YOUR TASK: Find and return each line containing "this".

RECORD SET:
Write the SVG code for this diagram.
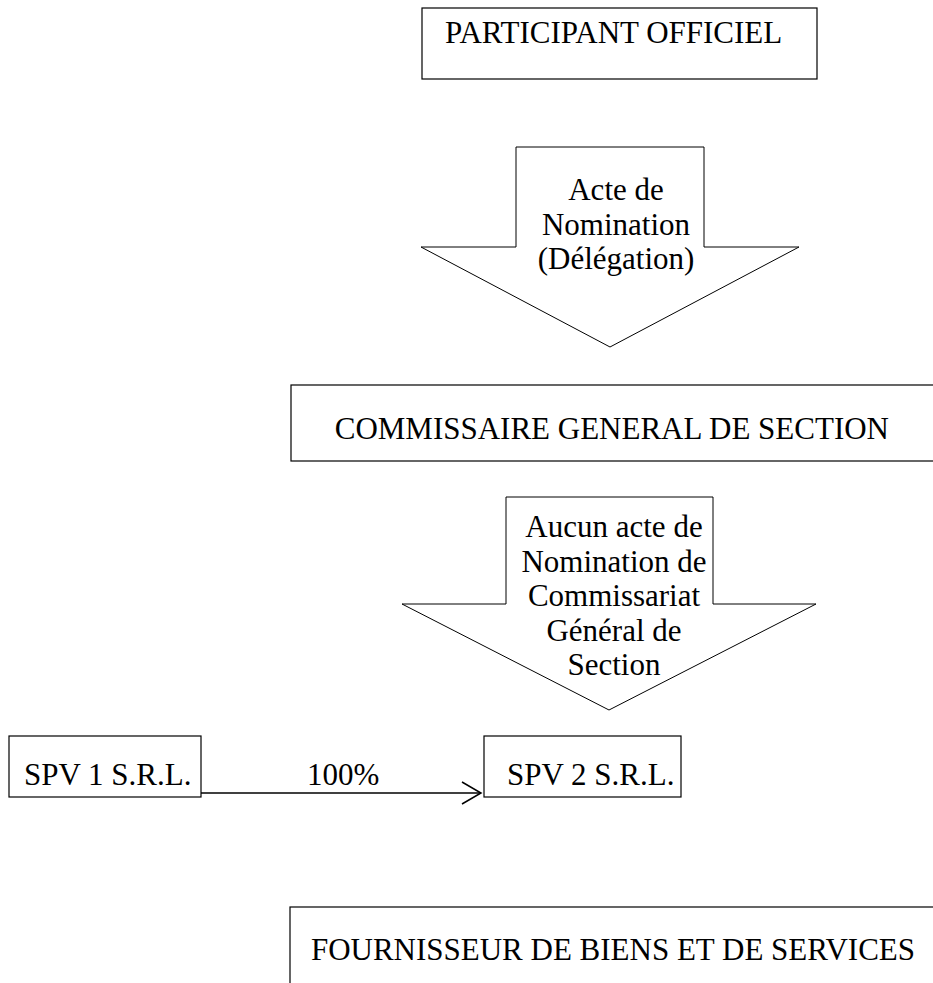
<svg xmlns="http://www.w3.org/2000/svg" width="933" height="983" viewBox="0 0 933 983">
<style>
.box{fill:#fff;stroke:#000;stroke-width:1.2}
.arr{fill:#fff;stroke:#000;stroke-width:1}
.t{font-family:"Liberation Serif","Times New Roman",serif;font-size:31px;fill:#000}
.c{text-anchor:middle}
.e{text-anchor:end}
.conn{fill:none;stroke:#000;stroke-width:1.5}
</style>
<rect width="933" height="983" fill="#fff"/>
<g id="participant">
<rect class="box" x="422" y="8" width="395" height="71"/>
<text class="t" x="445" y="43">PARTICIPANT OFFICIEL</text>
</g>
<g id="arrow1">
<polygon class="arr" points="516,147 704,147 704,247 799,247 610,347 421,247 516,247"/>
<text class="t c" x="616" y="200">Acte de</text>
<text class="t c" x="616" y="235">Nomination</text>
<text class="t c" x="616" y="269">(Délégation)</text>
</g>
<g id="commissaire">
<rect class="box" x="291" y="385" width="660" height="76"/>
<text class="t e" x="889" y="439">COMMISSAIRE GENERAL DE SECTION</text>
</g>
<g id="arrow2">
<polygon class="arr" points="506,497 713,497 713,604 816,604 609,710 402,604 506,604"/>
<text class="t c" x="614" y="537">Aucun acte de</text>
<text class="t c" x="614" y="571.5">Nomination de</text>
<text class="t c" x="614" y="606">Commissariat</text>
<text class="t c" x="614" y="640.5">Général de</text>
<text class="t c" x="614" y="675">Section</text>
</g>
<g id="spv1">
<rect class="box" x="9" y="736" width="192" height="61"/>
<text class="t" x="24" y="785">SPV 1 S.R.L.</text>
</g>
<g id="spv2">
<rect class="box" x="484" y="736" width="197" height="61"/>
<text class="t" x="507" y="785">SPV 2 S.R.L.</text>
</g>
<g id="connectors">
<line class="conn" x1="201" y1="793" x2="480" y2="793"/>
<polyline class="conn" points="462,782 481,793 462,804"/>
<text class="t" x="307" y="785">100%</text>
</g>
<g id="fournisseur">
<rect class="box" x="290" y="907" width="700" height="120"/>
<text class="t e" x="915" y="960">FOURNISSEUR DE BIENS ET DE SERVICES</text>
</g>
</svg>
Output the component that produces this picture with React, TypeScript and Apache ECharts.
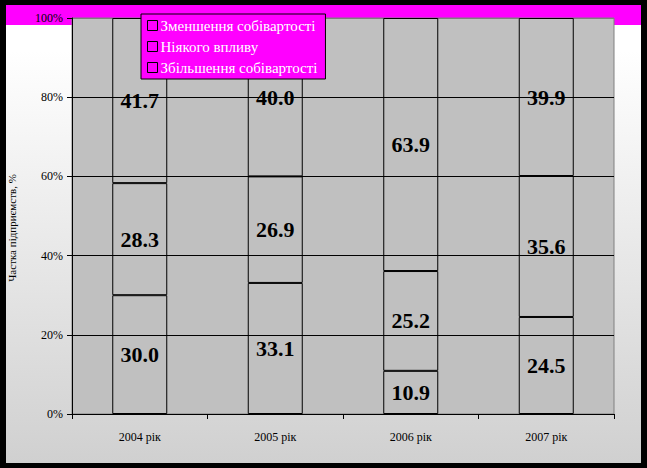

EXPECTED ANSWER:
Write the SVG code for this diagram.
Output the component that produces this picture with React, TypeScript and Apache ECharts.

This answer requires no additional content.